• **YOUR TASK**
Take from the listing each line that has the string "React".

───── INFORMATION SUPPLIED ─────

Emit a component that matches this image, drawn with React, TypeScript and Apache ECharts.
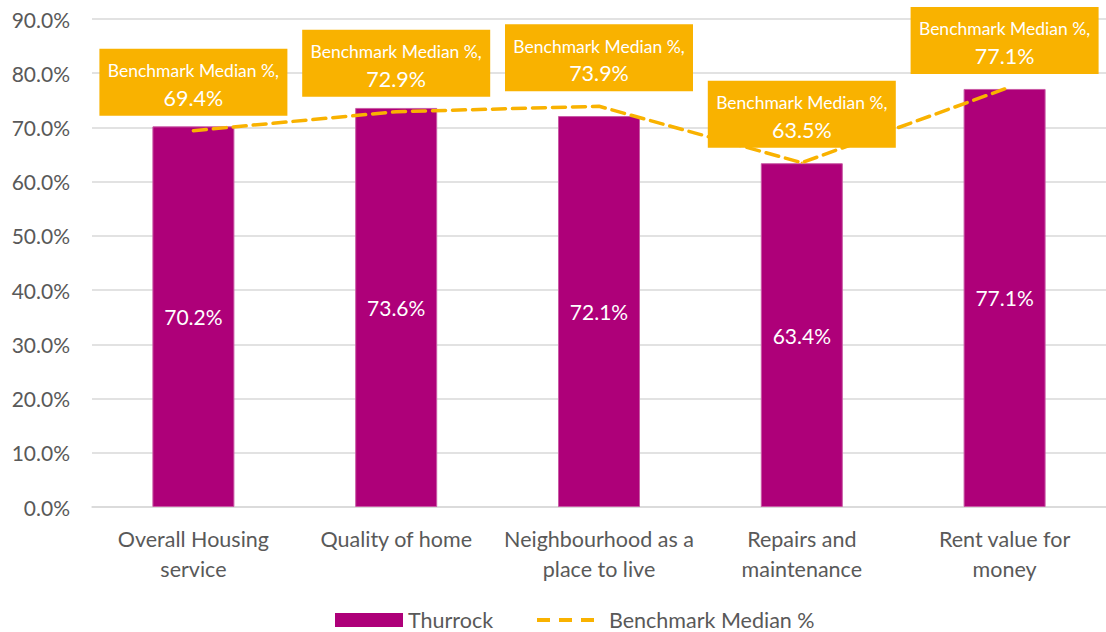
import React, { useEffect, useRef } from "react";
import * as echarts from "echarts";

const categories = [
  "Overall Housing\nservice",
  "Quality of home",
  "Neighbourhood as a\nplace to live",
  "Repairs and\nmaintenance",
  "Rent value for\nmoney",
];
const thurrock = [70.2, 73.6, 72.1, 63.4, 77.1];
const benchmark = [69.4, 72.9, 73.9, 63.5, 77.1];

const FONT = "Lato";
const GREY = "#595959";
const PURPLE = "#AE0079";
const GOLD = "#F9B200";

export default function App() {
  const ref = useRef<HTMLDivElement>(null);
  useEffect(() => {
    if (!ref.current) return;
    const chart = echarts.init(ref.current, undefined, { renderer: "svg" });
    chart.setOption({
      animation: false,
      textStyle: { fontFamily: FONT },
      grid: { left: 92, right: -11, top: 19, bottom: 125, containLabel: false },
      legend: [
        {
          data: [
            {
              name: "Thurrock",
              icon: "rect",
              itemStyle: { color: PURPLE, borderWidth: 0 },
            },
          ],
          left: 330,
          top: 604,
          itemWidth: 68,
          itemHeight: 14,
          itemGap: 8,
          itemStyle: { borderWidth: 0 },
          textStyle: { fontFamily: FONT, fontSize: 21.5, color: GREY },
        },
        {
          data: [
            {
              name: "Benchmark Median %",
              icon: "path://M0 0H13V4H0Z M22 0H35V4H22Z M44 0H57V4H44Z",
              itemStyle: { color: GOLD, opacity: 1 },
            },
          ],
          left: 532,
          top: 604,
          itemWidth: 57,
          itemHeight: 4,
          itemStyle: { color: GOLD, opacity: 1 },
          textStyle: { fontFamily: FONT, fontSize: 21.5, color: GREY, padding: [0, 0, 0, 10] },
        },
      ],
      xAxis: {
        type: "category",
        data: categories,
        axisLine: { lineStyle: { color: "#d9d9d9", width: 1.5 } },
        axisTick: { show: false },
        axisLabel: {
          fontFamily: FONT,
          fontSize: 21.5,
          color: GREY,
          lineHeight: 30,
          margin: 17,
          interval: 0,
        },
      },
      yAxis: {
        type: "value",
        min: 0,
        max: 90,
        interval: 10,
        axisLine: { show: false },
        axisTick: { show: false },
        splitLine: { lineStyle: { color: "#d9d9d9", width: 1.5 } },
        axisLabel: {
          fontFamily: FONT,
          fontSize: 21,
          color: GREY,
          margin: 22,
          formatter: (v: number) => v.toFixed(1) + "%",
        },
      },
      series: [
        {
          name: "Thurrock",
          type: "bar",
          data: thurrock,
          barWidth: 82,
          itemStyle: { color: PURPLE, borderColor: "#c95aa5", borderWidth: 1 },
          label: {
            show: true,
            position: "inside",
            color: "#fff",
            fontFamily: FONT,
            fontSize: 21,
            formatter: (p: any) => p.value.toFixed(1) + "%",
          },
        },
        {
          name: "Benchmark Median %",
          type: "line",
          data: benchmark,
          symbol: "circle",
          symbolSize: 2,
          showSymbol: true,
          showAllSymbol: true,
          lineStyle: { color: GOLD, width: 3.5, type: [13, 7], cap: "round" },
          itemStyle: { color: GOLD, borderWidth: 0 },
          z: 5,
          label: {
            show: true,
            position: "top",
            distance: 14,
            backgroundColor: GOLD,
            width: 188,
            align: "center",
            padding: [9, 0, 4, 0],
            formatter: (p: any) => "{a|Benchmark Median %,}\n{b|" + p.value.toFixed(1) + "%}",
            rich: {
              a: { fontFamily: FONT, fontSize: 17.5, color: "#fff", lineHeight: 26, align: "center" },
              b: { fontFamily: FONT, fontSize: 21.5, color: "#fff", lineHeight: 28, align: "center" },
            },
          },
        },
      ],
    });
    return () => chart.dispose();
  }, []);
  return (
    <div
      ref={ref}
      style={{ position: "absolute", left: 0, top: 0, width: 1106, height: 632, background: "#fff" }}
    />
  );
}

─────

• **TASK ANSWER**
Emit a component that matches this image, drawn with React, TypeScript and Apache ECharts.
import React, { useEffect, useRef } from "react";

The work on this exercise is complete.